Welcome to my blog, hope you enjoy reading
RSS

Senin, 29 Agustus 2011

Perjanjian yang sangat berat

Allah menyebut pernikahan sebagai mitsaqan ghaliza, perjanjian yang sangat berat. Hanya 3 kali istilah ini dipergunakan dalam Al-Quran, yakni untuk menyebut perjanjian Allah dengan bani Israil, yang untuk itu Allah mengangkat bukit Thursina serta perjanjian Allah dengan Ulul Azmi, Nabi-nabi pilihan di antara para Nabi. Begitu beratnya perjanjian, sehingga Nabi mewasiatkan kepada kita di saat-saat terakhir hidupnya agar memperhatikan amanah ini.


Rasulullah saw berpesan pada Khutbah Haji Wada’ : “Wahai manusia, sesungguhnya istri kalian mempunyai hak atas kalian sebagaimana kalian mempunyai hak atas mereka. Hak kalian atas mereka ialah mereka para istri tidak boleh mengizinkan orang yang tidak kalian senangi masuk ke rumah kecuali dengan izin kalian. Terlarang bagi mereka melakukan kekejian. Jika mereka melakukan kekejian bolehlah kalian menahan mereka dan menjauhi tempat tidur mereka serta memukul mereka dengan pukulan yang tidak melukai mereka. Jika mereka taat, maka kewajiban kalian adalah menjamin rezeki dan pakaian mereka sebaik-baiknya. Ketahuilah! Kalian mengambil wanita itu sebagai amanah dari Allah, dan kalian halalkan kehormatan mereka dengan kitab Allah. Takutlah kepada Allah dalam mengurus istri kalian. Aku wasiatkan kalian untuk selalu berbuat baik.”

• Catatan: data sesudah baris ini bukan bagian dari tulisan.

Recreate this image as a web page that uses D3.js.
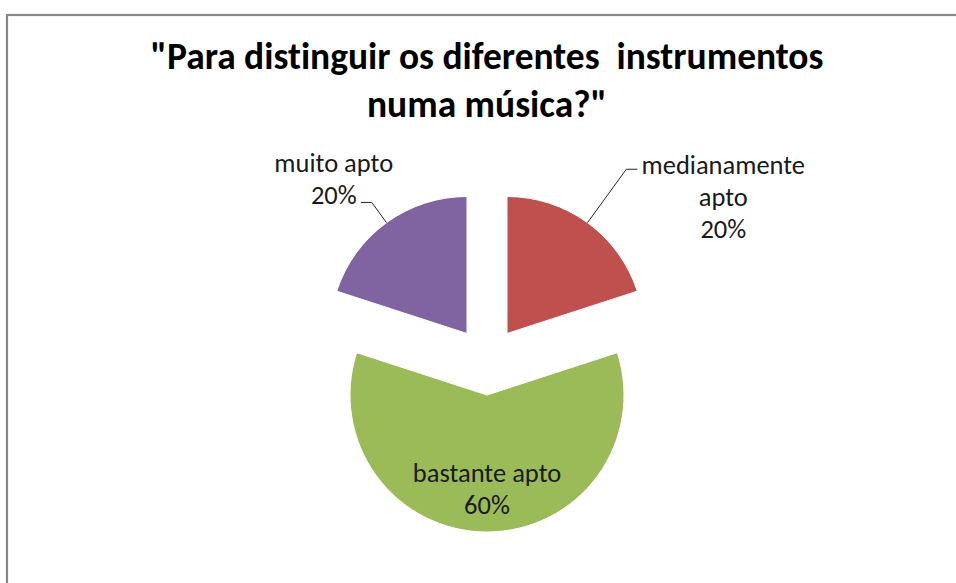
<!DOCTYPE html>
<html>
<head>
<meta charset="utf-8">
<script src="https://cdn.jsdelivr.net/npm/d3@7"></script>
<style>
  html, body { margin: 0; padding: 0; background: #fff; }
  svg { display: block; }
  text { white-space: pre; font-variant-ligatures: none; font-feature-settings: "liga" 0, "clig" 0; }
</style>
</head>
<body>
<svg id="chart" width="956" height="583"></svg>
<script>
// Survey answers, in clockwise order from 12 o'clock
const categories = ["medianamente apto", "bastante apto", "muito apto"];
const values = [20, 60, 20];
const colors = ["#C0504D", "#9BBB59", "#8064A2"];
const titleLines = ["\"Para distinguir os diferentes  instrumentos", "numa música?\""];

const W = 956, H = 583;
const svg = d3.select("#chart");
const FONT = "Carlito, Calibri, Lato, 'Open Sans', sans-serif";

// chart frame (runs off the right and bottom edges)
svg.append("rect")
  .attr("x", 7).attr("y", 15)
  .attr("width", W + 20).attr("height", H + 20)
  .attr("fill", "#fff")
  .attr("stroke", "#868686")
  .attr("stroke-width", 2.2);

// fit a text element to a target width by adjusting its font size
function fitWidth(sel, target) {
  const node = sel.node();
  const fs = parseFloat(sel.attr("font-size"));
  const w = node.getComputedTextLength();
  sel.attr("font-size", (fs * target / w).toFixed(2));
}

// title
const cx0 = 487;
const title = svg.append("g").attr("font-family", FONT).attr("font-weight", "bold")
  .attr("fill", "#000").attr("text-anchor", "middle");
const t1 = title.append("text").attr("x", cx0).attr("y", 69).attr("font-size", 30).text(titleLines[0]);
fitWidth(t1, 673);
const tfs = t1.attr("font-size");
title.append("text").attr("x", cx0).attr("y", 117).attr("font-size", tfs).text(titleLines[1]);

// exploded pie
const cx = 487, cy = 361, r = 137, explode = 34;
const pie = d3.pie().sort(null).value(d => d).startAngle(0).endAngle(2 * Math.PI);
const arcs = pie(values);
const arc = d3.arc().innerRadius(0).outerRadius(r);
const color = d3.scaleOrdinal().domain(categories).range(colors);

function polar(a, rad) { return [rad * Math.sin(a), -rad * Math.cos(a)]; }

const slices = svg.append("g").attr("transform", `translate(${cx},${cy})`);
arcs.forEach((a, i) => {
  const mid = (a.startAngle + a.endAngle) / 2;
  const [ox, oy] = polar(mid, explode);
  a.offset = [ox, oy];
  a.mid = mid;
  slices.append("path")
    .attr("d", arc(a))
    .attr("transform", `translate(${ox},${oy})`)
    .attr("fill", color(categories[i]))
    .attr("stroke", "#fff")
    .attr("stroke-width", 1);
});

// data labels
const labelFs = 26.5;
const labels = svg.append("g").attr("font-family", FONT).attr("fill", "#1a1a1a")
  .attr("text-anchor", "middle").attr("font-size", labelFs);
const lineH = 32;

function pct(v) { return Math.round(v / d3.sum(values) * 100) + "%"; }

// per-slice label layout: leader elbow radius, horizontal run, text offset
const layout = [
  { elbowR: 203, run: 11, dx: 97, dy: 5, lines: ["medianamente", "apto"] },
  { inside: 0.69, lines: ["bastante apto"] },
  { elbowR: 162, run: -11, dx: -38, dy: -30, lines: ["muito apto"] }
];

arcs.forEach((a, i) => {
  const L = layout[i];
  const c = [cx + a.offset[0], cy + a.offset[1]];
  const textLines = L.lines.concat([pct(values[i])]);
  let tx, ty;
  if (L.inside) {
    const p = polar(a.mid, r * L.inside);
    tx = c[0] + p[0];
    ty = c[1] + p[1] - (textLines.length - 1) * lineH / 2 + 8;
  } else {
    const e = polar(a.mid, r);
    const b = polar(a.mid, L.elbowR);
    const start = [c[0] + e[0], c[1] + e[1]];
    const elbow = [c[0] + b[0], c[1] + b[1]];
    const end = [elbow[0] + L.run, elbow[1]];
    svg.append("path")
      .attr("d", d3.line()([start, elbow, end]))
      .attr("fill", "none").attr("stroke", "#262626").attr("stroke-width", 1);
    tx = elbow[0] + L.dx;
    ty = elbow[1] + L.dy;
  }
  textLines.forEach((s, j) => {
    labels.append("text").attr("x", tx).attr("y", ty + j * lineH).text(s);
  });
});
</script>
</body>
</html>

Mari kita ingat baik-baik pesan terakhir Rasulullah untuk selalu BERBUAT BAIK. Kita memperlakukan mereka dengan tutur kata dan sikap yang baik. Jangankan dalam berperilaku, untuk berbicara dengan istri kita saja, Allah mengingatkan agar berbicara dengan Qaulan Ma’rufa (Perkataan yang Baik). Perkataan yang baik itu kita kemukakan juga dengan cara yang baik, sehingga tidak ada perselisihan di antara kita. Sesungguhnya setan menyukai perselisihan serta Allah menuntun kita kepada kedamaian dan kebaikan.

Lalu bagaimanakah cara berbicara yang baik dan dengan isi yang baik pula? Bagaimana pulakah caranya berbicara dengan Qaulan Ma’rufa sekaligus dengan cara yang ahsan? Wallahu’alam bisshowab.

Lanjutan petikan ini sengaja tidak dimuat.